***** Provided data

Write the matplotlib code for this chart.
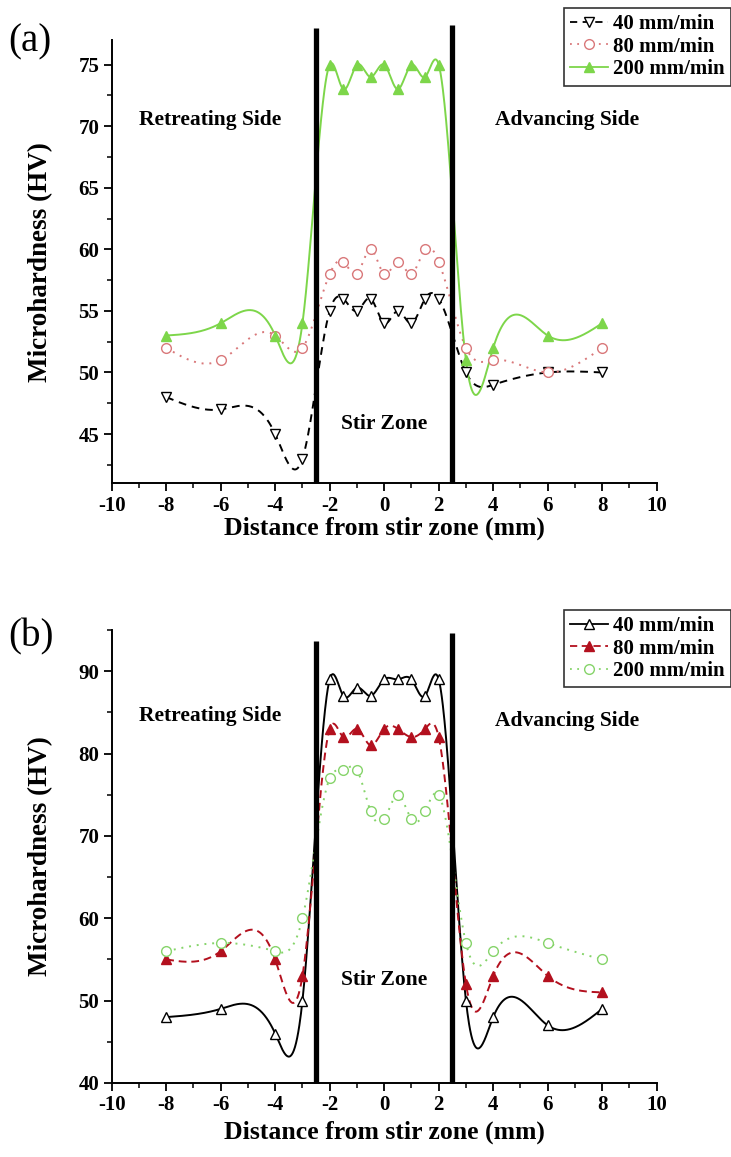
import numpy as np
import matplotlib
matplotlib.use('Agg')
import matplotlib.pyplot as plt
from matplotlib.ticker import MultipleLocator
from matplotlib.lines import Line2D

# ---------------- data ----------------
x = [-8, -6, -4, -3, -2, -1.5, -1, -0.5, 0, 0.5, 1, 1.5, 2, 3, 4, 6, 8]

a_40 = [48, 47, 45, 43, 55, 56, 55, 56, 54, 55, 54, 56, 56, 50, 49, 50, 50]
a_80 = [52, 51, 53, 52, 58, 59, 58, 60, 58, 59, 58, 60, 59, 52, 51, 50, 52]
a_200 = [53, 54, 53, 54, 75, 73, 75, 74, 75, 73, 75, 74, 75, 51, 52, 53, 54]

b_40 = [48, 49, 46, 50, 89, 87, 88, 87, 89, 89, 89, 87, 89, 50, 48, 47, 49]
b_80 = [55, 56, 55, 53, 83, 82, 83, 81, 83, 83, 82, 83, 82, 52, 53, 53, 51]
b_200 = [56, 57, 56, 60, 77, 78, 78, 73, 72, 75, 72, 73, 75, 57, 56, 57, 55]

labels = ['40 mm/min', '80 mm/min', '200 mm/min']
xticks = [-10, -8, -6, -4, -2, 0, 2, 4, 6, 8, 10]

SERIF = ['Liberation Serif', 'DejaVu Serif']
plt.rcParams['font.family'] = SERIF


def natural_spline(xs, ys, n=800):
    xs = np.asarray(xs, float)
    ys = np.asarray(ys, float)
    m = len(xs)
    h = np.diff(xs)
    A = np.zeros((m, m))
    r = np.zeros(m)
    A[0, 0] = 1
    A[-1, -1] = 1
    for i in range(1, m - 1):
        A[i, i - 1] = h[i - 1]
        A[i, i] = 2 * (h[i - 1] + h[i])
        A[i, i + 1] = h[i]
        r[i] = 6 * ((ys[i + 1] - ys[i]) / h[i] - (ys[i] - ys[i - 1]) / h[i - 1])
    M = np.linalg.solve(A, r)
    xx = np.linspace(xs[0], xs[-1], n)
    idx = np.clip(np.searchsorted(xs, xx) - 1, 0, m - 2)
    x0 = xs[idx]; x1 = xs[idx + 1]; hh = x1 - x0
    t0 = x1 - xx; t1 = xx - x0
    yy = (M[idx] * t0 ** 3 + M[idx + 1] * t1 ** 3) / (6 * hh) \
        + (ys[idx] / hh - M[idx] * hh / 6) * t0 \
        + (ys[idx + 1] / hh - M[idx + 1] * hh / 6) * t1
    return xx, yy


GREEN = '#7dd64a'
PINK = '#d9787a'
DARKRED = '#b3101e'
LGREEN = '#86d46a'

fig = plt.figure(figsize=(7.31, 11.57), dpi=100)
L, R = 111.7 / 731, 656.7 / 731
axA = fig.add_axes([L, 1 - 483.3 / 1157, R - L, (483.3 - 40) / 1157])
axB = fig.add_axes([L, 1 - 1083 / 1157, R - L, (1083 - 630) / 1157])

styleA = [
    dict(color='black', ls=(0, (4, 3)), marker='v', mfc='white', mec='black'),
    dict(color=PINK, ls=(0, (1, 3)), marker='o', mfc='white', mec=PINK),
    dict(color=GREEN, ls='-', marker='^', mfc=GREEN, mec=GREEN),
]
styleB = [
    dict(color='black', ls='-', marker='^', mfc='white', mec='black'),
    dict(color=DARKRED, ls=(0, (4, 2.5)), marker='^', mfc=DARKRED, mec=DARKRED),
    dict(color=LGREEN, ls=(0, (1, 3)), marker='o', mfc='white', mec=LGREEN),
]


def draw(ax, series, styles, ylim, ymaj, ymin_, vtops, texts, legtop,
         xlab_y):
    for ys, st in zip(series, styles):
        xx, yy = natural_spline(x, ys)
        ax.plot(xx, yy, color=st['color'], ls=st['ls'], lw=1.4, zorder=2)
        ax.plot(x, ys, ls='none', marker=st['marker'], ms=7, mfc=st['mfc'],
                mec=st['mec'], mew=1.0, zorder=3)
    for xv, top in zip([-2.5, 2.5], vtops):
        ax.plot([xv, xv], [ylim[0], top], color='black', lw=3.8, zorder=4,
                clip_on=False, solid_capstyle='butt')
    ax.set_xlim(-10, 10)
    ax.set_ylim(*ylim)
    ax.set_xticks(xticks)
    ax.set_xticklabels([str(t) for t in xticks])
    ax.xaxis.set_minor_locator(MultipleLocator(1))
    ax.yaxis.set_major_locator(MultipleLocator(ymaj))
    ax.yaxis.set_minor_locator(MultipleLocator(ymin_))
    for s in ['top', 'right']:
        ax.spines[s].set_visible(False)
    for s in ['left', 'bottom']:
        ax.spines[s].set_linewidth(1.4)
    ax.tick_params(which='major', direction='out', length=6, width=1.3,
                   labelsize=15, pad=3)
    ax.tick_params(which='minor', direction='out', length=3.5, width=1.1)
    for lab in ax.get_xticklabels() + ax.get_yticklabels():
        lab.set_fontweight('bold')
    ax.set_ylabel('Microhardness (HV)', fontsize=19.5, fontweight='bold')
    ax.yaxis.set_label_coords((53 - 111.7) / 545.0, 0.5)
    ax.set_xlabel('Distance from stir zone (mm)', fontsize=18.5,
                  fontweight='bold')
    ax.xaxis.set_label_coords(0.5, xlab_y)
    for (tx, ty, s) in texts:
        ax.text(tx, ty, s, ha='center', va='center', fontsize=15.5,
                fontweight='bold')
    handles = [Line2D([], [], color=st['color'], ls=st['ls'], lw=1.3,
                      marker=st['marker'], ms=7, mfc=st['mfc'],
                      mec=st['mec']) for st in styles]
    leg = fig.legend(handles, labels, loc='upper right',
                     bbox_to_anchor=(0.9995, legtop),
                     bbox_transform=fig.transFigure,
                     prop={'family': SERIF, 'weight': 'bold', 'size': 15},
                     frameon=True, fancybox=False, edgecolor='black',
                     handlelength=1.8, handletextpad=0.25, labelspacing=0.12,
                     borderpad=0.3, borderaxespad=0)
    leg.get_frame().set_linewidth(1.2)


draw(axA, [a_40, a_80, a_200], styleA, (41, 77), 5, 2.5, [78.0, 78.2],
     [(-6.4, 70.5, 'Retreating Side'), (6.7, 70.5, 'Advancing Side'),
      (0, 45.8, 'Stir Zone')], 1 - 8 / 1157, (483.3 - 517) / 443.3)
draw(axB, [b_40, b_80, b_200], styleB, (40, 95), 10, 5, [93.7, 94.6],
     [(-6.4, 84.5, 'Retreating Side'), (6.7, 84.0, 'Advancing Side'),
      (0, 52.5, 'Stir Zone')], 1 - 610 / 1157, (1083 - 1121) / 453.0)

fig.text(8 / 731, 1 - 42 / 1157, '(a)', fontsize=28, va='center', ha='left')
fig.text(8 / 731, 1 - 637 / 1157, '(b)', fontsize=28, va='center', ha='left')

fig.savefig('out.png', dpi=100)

**********
***** Provided data

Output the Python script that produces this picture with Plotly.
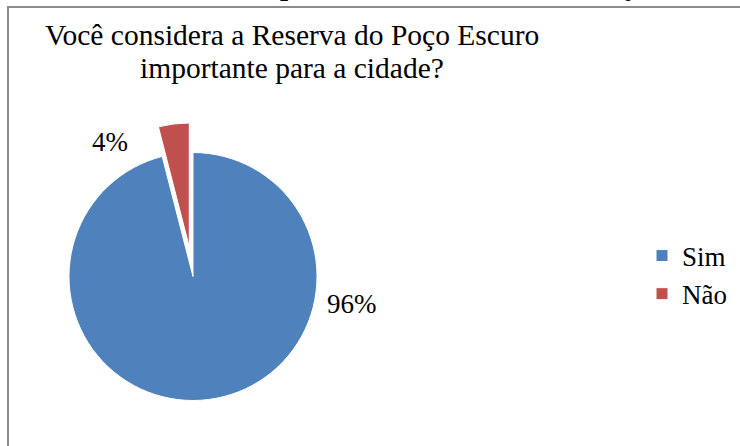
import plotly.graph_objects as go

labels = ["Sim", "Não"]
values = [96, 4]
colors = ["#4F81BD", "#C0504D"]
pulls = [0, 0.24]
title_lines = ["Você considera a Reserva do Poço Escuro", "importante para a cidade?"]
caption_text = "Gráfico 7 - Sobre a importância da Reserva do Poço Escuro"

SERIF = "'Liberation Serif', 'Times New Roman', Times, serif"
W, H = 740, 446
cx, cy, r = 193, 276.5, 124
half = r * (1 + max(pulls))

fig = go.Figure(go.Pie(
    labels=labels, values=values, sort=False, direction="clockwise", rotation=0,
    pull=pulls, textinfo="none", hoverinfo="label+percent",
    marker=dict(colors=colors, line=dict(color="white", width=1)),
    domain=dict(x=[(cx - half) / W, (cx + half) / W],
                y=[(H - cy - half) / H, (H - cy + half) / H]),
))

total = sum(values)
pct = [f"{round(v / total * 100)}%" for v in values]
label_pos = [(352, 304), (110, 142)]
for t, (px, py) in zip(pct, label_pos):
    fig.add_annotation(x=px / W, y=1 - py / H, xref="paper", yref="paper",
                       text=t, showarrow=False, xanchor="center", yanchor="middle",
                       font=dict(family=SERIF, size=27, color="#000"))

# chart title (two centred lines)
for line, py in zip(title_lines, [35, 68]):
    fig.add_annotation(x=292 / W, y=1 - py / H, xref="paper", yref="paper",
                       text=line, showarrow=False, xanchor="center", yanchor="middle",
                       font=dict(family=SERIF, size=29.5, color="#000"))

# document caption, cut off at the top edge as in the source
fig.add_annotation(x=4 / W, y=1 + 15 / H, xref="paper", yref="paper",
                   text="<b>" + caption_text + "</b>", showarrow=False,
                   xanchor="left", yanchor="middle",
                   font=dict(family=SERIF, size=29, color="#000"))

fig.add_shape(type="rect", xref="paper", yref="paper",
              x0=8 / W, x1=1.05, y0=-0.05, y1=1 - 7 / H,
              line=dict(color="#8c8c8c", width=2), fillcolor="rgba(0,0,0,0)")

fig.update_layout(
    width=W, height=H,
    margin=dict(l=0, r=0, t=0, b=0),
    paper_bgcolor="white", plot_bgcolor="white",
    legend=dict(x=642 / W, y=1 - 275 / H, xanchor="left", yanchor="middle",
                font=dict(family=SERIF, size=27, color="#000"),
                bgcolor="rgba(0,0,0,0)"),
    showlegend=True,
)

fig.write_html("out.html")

**********

▸ **Request**
Would you restate, exactly and with no pictures, the lines of the entries above from the one containing "Write the matplotlib code for this chart." through the one containing "LGREEN = '#86d46a'"?

▸ **Expected output**
Write the matplotlib code for this chart.
import numpy as np
import matplotlib
matplotlib.use('Agg')
import matplotlib.pyplot as plt
from matplotlib.ticker import MultipleLocator
from matplotlib.lines import Line2D

# ---------------- data ----------------
x = [-8, -6, -4, -3, -2, -1.5, -1, -0.5, 0, 0.5, 1, 1.5, 2, 3, 4, 6, 8]

a_40 = [48, 47, 45, 43, 55, 56, 55, 56, 54, 55, 54, 56, 56, 50, 49, 50, 50]
a_80 = [52, 51, 53, 52, 58, 59, 58, 60, 58, 59, 58, 60, 59, 52, 51, 50, 52]
a_200 = [53, 54, 53, 54, 75, 73, 75, 74, 75, 73, 75, 74, 75, 51, 52, 53, 54]

b_40 = [48, 49, 46, 50, 89, 87, 88, 87, 89, 89, 89, 87, 89, 50, 48, 47, 49]
b_80 = [55, 56, 55, 53, 83, 82, 83, 81, 83, 83, 82, 83, 82, 52, 53, 53, 51]
b_200 = [56, 57, 56, 60, 77, 78, 78, 73, 72, 75, 72, 73, 75, 57, 56, 57, 55]

labels = ['40 mm/min', '80 mm/min', '200 mm/min']
xticks = [-10, -8, -6, -4, -2, 0, 2, 4, 6, 8, 10]

SERIF = ['Liberation Serif', 'DejaVu Serif']
plt.rcParams['font.family'] = SERIF


def natural_spline(xs, ys, n=800):
    xs = np.asarray(xs, float)
    ys = np.asarray(ys, float)
    m = len(xs)
    h = np.diff(xs)
    A = np.zeros((m, m))
    r = np.zeros(m)
    A[0, 0] = 1
    A[-1, -1] = 1
    for i in range(1, m - 1):
        A[i, i - 1] = h[i - 1]
        A[i, i] = 2 * (h[i - 1] + h[i])
        A[i, i + 1] = h[i]
        r[i] = 6 * ((ys[i + 1] - ys[i]) / h[i] - (ys[i] - ys[i - 1]) / h[i - 1])
    M = np.linalg.solve(A, r)
    xx = np.linspace(xs[0], xs[-1], n)
    idx = np.clip(np.searchsorted(xs, xx) - 1, 0, m - 2)
    x0 = xs[idx]; x1 = xs[idx + 1]; hh = x1 - x0
    t0 = x1 - xx; t1 = xx - x0
    yy = (M[idx] * t0 ** 3 + M[idx + 1] * t1 ** 3) / (6 * hh) \
        + (ys[idx] / hh - M[idx] * hh / 6) * t0 \
        + (ys[idx + 1] / hh - M[idx + 1] * hh / 6) * t1
    return xx, yy


GREEN = '#7dd64a'
PINK = '#d9787a'
DARKRED = '#b3101e'
LGREEN = '#86d46a'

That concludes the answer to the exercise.